I’ve also seen some well-intentioned people make statements such as “yes the [Jewish] Sanhedrin sentenced Jesus to die, but don’t take it out on Jews today just because some Jews back then aligned with white supremacy!” This, too, is absurdly problematic on so many levels that it’s hard to even know where to begin. First, white supremacy as it exists today was not a thing back then, and framing it as such is disingenuous. Second, the Sanhedrin were, like all other Jews, under Roman occupation at the time, a deeply oppressive and bloody period for Jews. Third and perhaps most importantly, there’s zero extra-Biblical evidence that (1) Jesus actually existed, and (2) that Jews sentenced him to die. Indeed, crucifixion was a Roman punishment, and had the Sanhedrin sentenced him to die, he would’ve been stoned instead.

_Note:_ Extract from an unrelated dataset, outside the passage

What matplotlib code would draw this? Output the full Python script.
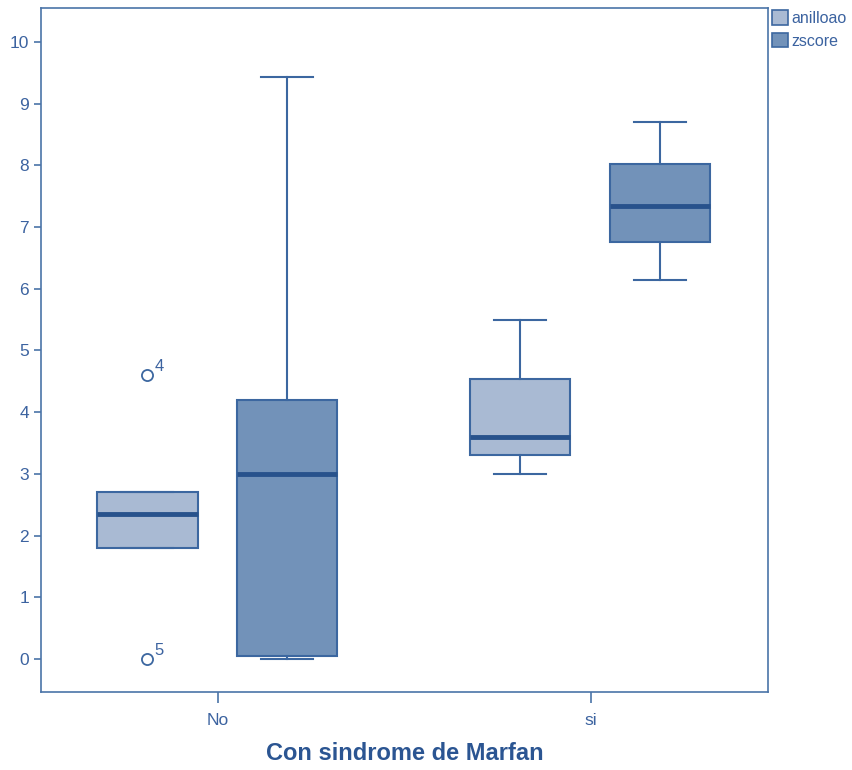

The earliest Gospels were not written until decades after Jesus’ death, during a time when Jews were heavily persecuted during the Jewish Revolts. Of course Jews would be depicted negatively; the Gospel writers would not want such persecution to be inflicted on them as well.

You want to “deconstruct” and “decolonize”? Start by grappling with the fact your book was appropriated from an Indigenous tribe with closed spiritual practices.

Oh: and stop calling it the Old Testament, while you’re at it.